Für die Unternehmen bietet dieser neue Rahmen echte strategische Chancen: Er fördert Innovation und die Entwicklung neuer Produkte und Dienstleistungen, mit denen sich die Unternehmen in einem Markt, der immer sensibler für ESG-Belange wird, Wettbewerbsvorteile verschaffen. In diesem Sinne sind die ESG-Ziele keine Bremse für die Performance, sondern können vielmehr als ein Element der Unternehmensstrategie verstanden werden, mit dem ein Unternehmen seine Resilienz unter Beweis stellt und den Erwartungen der Konsumenten, der Aufsichtsbehörden und der Investoren gerecht wird. Nicht zuletzt können die ESG-Ziele den Zugang zu nachhaltigen Finanzierungen erleichtern.
Um die Wettbewerbsfähigkeit der europäischen Industrie zu unterstützen, schlug die Europäische Kommission am 26. Februar 2025 zudem ein Maßnahmenpaket („Omnibus-Paket“) vor, das die Nachhaltigkeits- und Investitionsvorschriften vereinfachen soll, um die Belastungen für Unternehmen zu verringern. Die EU will die Berichtspflichten für Unternehmen um mindestens 25 % abbauen, bei kleinen und mittleren Unternehmen soll die Entlastung mindestens 35 % betragen. Die Nachhaltigkeitsberichtspflicht soll künftig nur für Unternehmen mit mehr als 1.000 Angestellten gelten, das Inkrafttreten der Europäischen Lieferkettenrichtlinie (CS3D) soll auf 2028 verschoben werden, und auch die Berichtspflichten im Zusammenhang mit der Taxonomie sollen verringert werden. Unternehmen könnten also Rentabilität und europäische Nachhaltigkeitsanforderungen bald besser in Einklang bringen.
„Drill baby, drill“ versus Green Deal: Ist Europa allein unterwegs?
Bei allen möglichen Chancen des Green Deal darf das aktuelle geopolitische Umfeld nicht außer Acht gelassen werden – vor allem nach dem Rückzug der USA aus dem Pariser Abkommen, der eine der ersten Amtshandlungen von Donald Trump war.
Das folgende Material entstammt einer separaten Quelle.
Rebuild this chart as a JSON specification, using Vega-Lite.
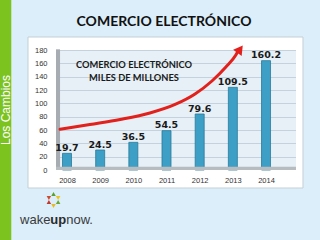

Angesichts des Rückziehers der USA gilt es, Partnerschaften mit anderen Akteuren ins Auge zu fassen, so z. B. mit China, das seine Position als Weltmarktführer für grüne Technologien konsolidiert, aber auch mit Ländern des globalen Südens wie Indien oder Brasilien. Auch wenn die mittelfristige Zukunft in jüngster Zeit ungewiss erscheinen mag, bleiben die Aussichten mit Blick auf Innovationen wie auch Investitionen ermutigend.
Was ist das Pariser Abkommen?
Das 2015 anlässlich der UN-Klimakonferenz COP 21 unterzeichnete Pariser Abkommen wurde ursprünglich von allen Ländern der Welt mit Ausnahme von Nicaragua und Syrien ratifiziert. Sein Ziel ist es, den Anstieg der globalen Erderwärmung auf maximal 1,5 °C zu begrenzen. Nach dem jüngsten Austritt der USA aus dem Pariser Abkommen (dem zweiten nach einem ersten Rückzug im Jahr 2017) wird nun ein Dominoeffekt befürchtet. Dies ist deshalb besonders besorgniserregend, weil das Pariser Abkommen Hilfen für finanzschwächere Länder bei der Anpassung an den Klimawandel vorsieht – und weil bei einer unveränderten Politik bis zum Ende des Jahrhunderts mit einem Anstieg der Erderwärmung von 3,1 °C zu rechnen ist.